Kubernetes 101

Overview

Kubernetes is an open source platform designed to schedule and manage containerized workloads across many hosts. The project was initially launched in 2015 by Google based on their own internal Borg system and is now maintained by the Cloud Native Computing Foundation (CNCF). Since it’s based on Borg which schedules over 2 billion containers per week, the architecture was built to scale and should be able to run your whole data center.

It’s important to realize that Kubernetes is very opinionated and won’t run just any old app. To run well, apps or workloads must be containerized and architectued following most of the Cloud Native tenants. The definition of Cloud Native is somewhat different depending on who you ask, but I think The New Stack gives a pretty good summary.

You need to take into account the different environment apps have inside a container compared to a very reliable server or VM. For example, containers will (and do) die and get rescheduled on an entirely different host. Data inside a container does not persist after the container lifetime without taking additional steps. And of course, connectivity to services for external users is much different than with legacy infrastructure.

That sounds complex, so why do we even need Kubernetes?

Kubernetes brings many benefits, like efficient use of resources, consistent delivery, app portability and automation. But by far, the primary reason you should adopt is to enable faster velocity for developers. Manual steps are the biggest thing that slows down getting features to production. And, Kubernetes is a platform to run containerized apps that can be built, deployed and scaled to meet dynamic load all without manual steps.

Kubernetes provides

  • Scheduling and management of containers across all hosts in the cluster
  • API’s for automating everything that happens in the cluster
  • A standardized way to declare resource requirements, such as CPU, memory, networking & storage
  • Efficient utilization of infrastructure capacity

High Level Architecture

Similar to other resource schedulers, at the highest level the architecture consists of a control plane and a pool of capacity to run applications. The control plane is a set of services, “Master Components”, that run on hosts that are often called “Master Nodes”. They are responsible for knowing the total capacity of the pool, how much has been allocated and facilitate scheduling containers in the pool. This process is often called resource scheduling or orchestration.

The primary Master Components include

  • etcd - a key value store that maintains the state of the cluster
  • kube-apiserver - provides an API external to the cluster for tools and automation
  • kube-scheduler - scheduling engine that tracks capacity and determines where to run containers
  • kube-controller-manager - manages the collection of controllers that manage the Kubernetes environment - one example is ReplicationController that manages instances of containers

The control plane talks to a set of services, “Node Components”. These services run on hosts, often called “Worker Nodes”, that provide capacity to run the app containers or workloads.
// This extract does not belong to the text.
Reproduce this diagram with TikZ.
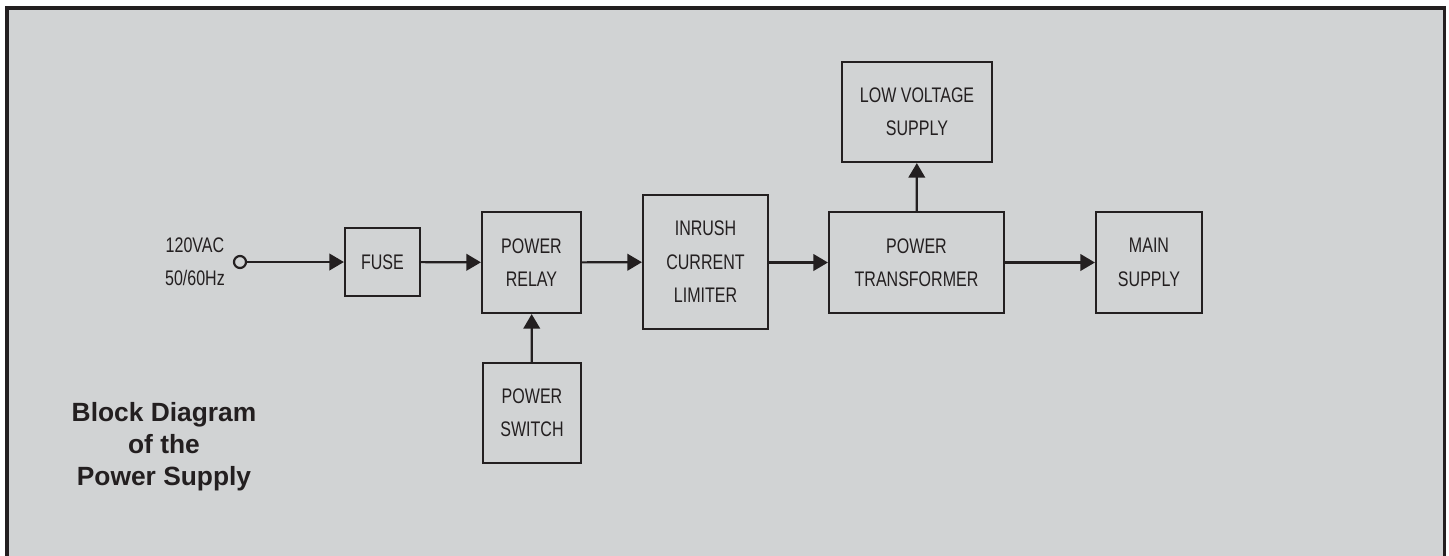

Node Components are responsible for executing the allocation and container operations as directed by the control plane.

The main Node Components include

  • kubelet - the control plane talks to this service to request state changes on its host
  • kube-proxy - facilitates network rules and connection forwarding on the host

At the highest level, the architecture looks like this

K8S Architecture

Beyond scheduling, Kubernetes also provides a wealth of building blocks to help you deploy and run workloads. Some examples are

  • Resource allocation and management
  • Internal service discovery
  • Network scaffolding
  • Storage provisioning
  • Secrets and configuration storage

Kubernetes brings it all together in a standardized definition language based on YAML. It’s a declarative specification for the cluster state you want. The control plane takes the specification and makes changes to arrive at the desired state.

The control plane also continues to monitor the cluster state and adjust, which is great when an app unexpectedly crashes. The control plane sees the state is missing an instance and automatically runs a new one to replace it.

Conclusion

In summary, Kubernetes is a platform to run container workloads that comes with a long list of benefits. When used properly, it enables developers to achieve a faster release velocity and makes apps more resilient. In future posts, I’ll go deeper into the components and how to get the most out of the platform.